Data section start
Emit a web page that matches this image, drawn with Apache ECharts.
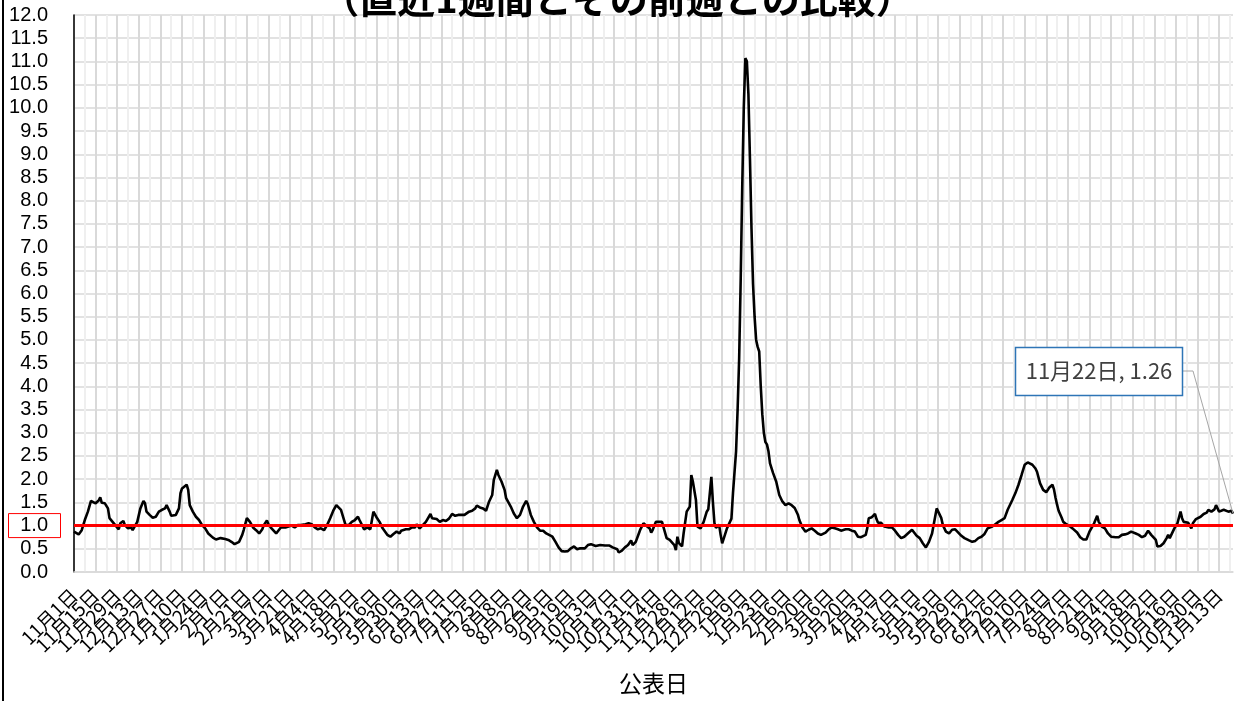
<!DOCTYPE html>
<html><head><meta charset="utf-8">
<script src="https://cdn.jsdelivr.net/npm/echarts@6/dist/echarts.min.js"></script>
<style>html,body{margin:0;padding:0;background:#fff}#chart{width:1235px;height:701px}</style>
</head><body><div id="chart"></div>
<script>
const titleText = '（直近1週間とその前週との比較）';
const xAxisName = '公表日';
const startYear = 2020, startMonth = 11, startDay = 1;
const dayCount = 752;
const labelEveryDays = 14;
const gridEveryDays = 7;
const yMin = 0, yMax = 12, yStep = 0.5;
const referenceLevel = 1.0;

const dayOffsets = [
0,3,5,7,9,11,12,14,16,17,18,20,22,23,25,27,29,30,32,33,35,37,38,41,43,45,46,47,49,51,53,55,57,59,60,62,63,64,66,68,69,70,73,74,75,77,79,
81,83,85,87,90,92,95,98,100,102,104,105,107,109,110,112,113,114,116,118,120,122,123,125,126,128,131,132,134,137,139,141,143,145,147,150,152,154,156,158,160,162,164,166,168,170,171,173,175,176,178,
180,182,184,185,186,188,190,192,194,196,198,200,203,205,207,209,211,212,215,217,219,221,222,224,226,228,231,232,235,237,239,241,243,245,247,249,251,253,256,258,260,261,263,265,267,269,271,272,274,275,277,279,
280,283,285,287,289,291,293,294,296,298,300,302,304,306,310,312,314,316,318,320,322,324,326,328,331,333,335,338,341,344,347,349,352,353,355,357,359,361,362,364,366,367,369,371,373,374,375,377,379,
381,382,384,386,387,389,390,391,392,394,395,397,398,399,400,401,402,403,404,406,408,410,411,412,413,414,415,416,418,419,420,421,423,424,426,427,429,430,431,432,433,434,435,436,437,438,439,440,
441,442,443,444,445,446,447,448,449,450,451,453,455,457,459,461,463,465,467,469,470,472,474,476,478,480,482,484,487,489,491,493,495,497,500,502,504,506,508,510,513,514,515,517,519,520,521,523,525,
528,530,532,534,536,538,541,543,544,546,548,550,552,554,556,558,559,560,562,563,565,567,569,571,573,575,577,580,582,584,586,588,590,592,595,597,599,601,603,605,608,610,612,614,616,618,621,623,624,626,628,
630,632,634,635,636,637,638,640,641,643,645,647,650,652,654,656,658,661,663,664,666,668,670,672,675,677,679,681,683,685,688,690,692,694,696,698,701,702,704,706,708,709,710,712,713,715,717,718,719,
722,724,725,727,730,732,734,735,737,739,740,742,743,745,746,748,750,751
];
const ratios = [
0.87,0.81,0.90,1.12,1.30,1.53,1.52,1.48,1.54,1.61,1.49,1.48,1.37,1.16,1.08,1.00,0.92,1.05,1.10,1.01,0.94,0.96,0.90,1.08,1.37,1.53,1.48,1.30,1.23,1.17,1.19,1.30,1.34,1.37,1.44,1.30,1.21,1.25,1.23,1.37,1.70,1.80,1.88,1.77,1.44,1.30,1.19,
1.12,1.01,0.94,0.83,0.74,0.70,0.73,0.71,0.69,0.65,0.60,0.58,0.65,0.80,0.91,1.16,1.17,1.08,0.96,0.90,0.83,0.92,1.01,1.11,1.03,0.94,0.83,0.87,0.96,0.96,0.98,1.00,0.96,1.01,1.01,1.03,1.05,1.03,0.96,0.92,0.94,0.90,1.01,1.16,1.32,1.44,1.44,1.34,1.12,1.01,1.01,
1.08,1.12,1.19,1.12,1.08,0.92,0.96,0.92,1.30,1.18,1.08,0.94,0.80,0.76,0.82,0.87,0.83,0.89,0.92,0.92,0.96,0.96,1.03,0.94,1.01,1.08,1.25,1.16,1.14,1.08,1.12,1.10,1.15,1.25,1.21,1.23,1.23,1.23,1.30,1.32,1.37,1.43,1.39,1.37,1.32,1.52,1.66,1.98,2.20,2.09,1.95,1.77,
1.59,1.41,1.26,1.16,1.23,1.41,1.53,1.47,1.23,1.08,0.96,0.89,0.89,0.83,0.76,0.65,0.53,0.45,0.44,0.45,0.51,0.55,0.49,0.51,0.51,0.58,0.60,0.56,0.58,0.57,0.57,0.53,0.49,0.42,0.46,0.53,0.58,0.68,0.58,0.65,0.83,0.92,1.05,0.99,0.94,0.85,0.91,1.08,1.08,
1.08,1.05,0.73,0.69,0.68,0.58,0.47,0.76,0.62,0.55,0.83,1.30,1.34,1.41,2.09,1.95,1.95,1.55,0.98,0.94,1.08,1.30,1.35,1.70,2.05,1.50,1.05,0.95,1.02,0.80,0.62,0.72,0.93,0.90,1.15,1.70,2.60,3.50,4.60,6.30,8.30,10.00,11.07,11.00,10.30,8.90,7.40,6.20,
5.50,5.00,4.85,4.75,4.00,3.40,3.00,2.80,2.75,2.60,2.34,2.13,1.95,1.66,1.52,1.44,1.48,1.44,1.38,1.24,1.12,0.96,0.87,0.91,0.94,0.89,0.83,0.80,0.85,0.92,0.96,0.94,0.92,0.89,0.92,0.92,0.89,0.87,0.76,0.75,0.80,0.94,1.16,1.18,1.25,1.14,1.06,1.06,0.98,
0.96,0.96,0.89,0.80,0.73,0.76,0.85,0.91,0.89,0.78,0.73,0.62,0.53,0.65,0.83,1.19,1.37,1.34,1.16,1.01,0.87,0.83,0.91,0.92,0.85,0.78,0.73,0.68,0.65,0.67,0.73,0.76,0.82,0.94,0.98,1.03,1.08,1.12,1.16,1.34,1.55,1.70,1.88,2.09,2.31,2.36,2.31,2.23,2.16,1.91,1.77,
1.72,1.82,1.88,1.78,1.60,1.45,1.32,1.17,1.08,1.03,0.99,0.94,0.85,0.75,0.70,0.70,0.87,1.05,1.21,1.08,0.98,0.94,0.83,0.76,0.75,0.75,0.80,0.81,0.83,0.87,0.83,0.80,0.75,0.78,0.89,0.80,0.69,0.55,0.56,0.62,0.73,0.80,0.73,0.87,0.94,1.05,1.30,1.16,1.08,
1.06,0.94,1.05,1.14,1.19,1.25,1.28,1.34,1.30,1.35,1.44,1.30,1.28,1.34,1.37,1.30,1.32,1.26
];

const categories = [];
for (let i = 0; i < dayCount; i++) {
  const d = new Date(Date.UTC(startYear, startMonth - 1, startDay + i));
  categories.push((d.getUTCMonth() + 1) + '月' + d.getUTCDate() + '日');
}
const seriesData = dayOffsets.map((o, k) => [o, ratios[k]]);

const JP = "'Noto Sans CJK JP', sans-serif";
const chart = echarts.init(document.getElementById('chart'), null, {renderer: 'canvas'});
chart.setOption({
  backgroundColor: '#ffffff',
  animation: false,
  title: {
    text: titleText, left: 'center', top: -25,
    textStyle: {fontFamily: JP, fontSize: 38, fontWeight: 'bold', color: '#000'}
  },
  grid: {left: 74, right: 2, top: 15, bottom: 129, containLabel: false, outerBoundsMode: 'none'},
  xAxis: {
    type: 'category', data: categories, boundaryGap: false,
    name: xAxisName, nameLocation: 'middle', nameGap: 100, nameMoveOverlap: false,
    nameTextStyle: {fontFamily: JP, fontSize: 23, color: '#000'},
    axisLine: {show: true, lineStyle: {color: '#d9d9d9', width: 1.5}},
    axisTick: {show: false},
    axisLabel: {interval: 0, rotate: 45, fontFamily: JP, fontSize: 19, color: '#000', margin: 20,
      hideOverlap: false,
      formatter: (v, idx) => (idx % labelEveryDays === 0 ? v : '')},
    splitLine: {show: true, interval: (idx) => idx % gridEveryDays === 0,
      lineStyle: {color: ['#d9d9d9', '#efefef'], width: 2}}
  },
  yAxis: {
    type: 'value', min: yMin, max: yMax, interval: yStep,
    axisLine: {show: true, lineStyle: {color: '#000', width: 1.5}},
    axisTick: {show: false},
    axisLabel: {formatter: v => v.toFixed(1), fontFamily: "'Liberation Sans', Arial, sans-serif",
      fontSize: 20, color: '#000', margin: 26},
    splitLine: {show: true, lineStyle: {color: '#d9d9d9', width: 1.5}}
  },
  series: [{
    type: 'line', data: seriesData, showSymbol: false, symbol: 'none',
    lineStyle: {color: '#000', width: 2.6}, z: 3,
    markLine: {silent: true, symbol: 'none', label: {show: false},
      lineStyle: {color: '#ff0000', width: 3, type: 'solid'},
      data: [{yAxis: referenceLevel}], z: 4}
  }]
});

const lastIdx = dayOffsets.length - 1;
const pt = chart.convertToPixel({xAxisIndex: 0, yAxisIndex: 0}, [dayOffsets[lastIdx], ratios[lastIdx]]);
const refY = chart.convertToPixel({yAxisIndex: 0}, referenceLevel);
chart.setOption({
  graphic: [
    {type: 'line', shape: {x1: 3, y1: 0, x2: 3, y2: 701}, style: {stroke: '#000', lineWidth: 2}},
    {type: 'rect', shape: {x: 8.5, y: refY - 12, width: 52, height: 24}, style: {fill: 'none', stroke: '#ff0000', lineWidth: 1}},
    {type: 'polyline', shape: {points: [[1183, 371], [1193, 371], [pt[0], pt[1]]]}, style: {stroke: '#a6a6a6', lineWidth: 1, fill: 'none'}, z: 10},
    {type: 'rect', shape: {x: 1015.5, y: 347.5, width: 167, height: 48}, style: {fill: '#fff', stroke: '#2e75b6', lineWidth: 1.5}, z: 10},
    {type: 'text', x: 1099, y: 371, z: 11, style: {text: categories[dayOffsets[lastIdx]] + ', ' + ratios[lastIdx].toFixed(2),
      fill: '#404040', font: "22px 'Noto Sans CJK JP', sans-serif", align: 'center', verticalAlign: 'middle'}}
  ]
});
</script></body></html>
Data section end
■ **Exercise objective**: Leave out the pictures and repeat exactly the lines from the start of the material through the line that contains "const referenceLevel = 1.0;", both included.

■ **Solution for this problem**:
Emit a web page that matches this image, drawn with Apache ECharts.
<!DOCTYPE html>
<html><head><meta charset="utf-8">
<script src="https://cdn.jsdelivr.net/npm/echarts@6/dist/echarts.min.js"></script>
<style>html,body{margin:0;padding:0;background:#fff}#chart{width:1235px;height:701px}</style>
</head><body><div id="chart"></div>
<script>
const titleText = '（直近1週間とその前週との比較）';
const xAxisName = '公表日';
const startYear = 2020, startMonth = 11, startDay = 1;
const dayCount = 752;
const labelEveryDays = 14;
const gridEveryDays = 7;
const yMin = 0, yMax = 12, yStep = 0.5;
const referenceLevel = 1.0;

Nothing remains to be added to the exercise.